Our Views: The real pain of Uighurs
The crackdown on ethnic rioting is being portrayed by the government of China as law and order.
What should not be lost in the discussion are the legitimate grievances of every ethnic minority in China, and every Chinese who wants to exercise his religion.
Freedom of religion does not exist under the iron fist of the Chinese Communist Party. China’s Muslims, such as the disaffected Uighurs in Xinjiang province, are not allowed to send their children to mosques. The Chinese government wants to steal the heritage of faith from a younger generation.

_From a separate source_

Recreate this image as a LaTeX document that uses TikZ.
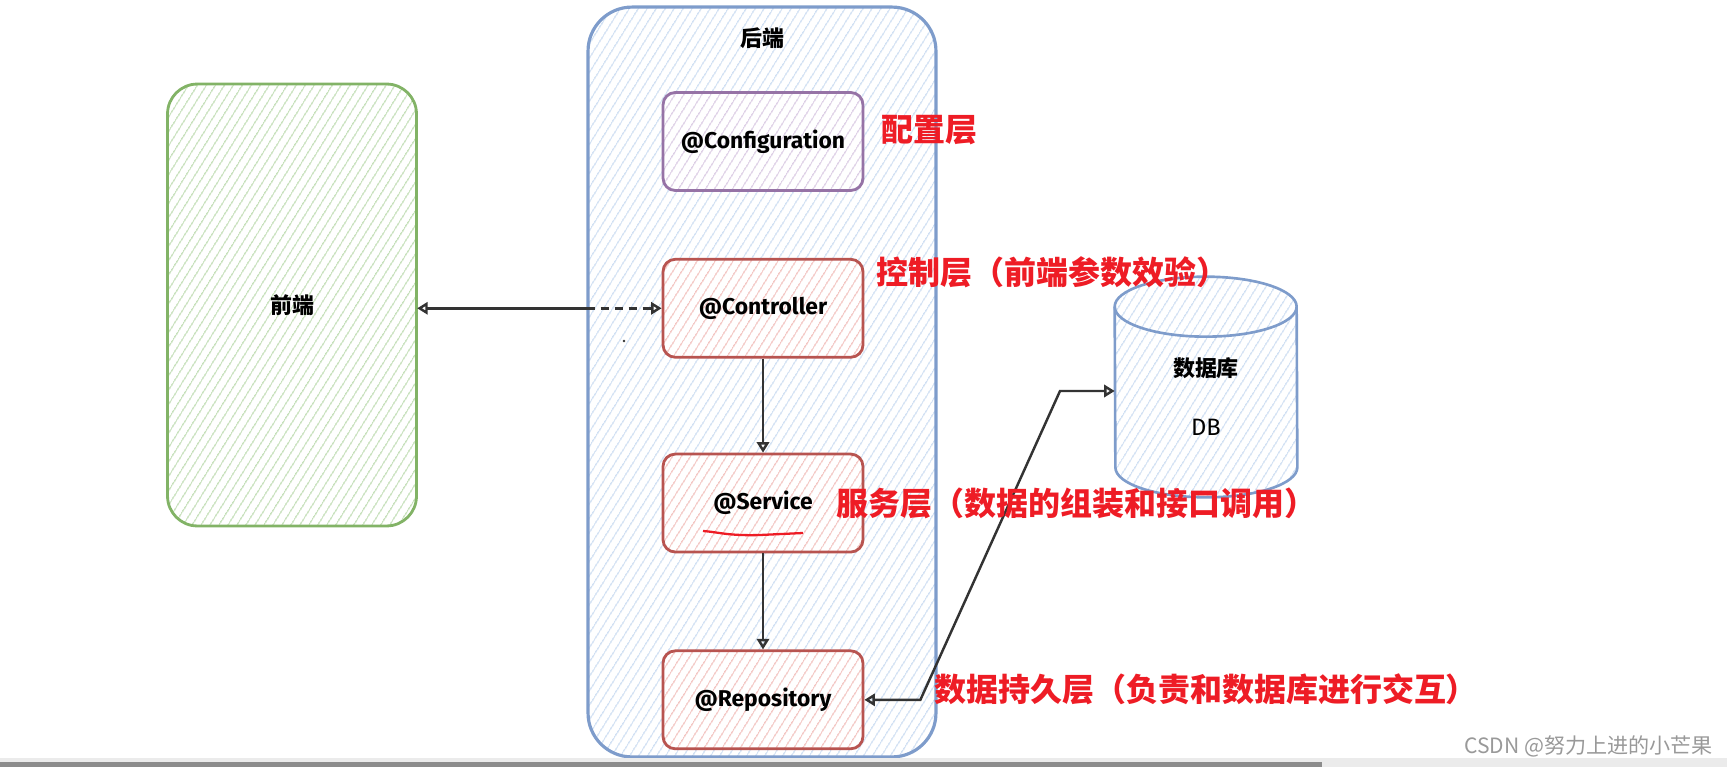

The government has promoted throughout its giant hinterlands — including Tibet — an economic and social ethnic cleansing. Han Chinese move there and get the good jobs, and Uighurs and Tibetans are second-class citizens in many ways.
Russell Leigh Moses, who is writing a forthcoming book on the changing nature of power in China, noted that ethnic minorities are basically shut out of the government bureaucracies. Moses wrote in The New York Times that it is in the government offices where most real business deals are done, or blessed. To be an outsider is an economic death sentence.
This system of state control has worldwide economic implications — even so far afield as Shreveport. A government bureaucracy threatens to block the sale of Hummer’s brand to a privately held Chinese company, and that might endanger whatever prospect there is of the Shreveport factory making cars after its closure by General Motors.
With all its imperfections and regulations, America’s economy is a free-market heaven by comparison with China’s. And the Uighurs, as the Tibetans before them, see themselves shut out even as the overall national economy grows.
Riots and torching Han-owned businesses are unfortunate results of a series of cruel and unfair policies by the Chinese government.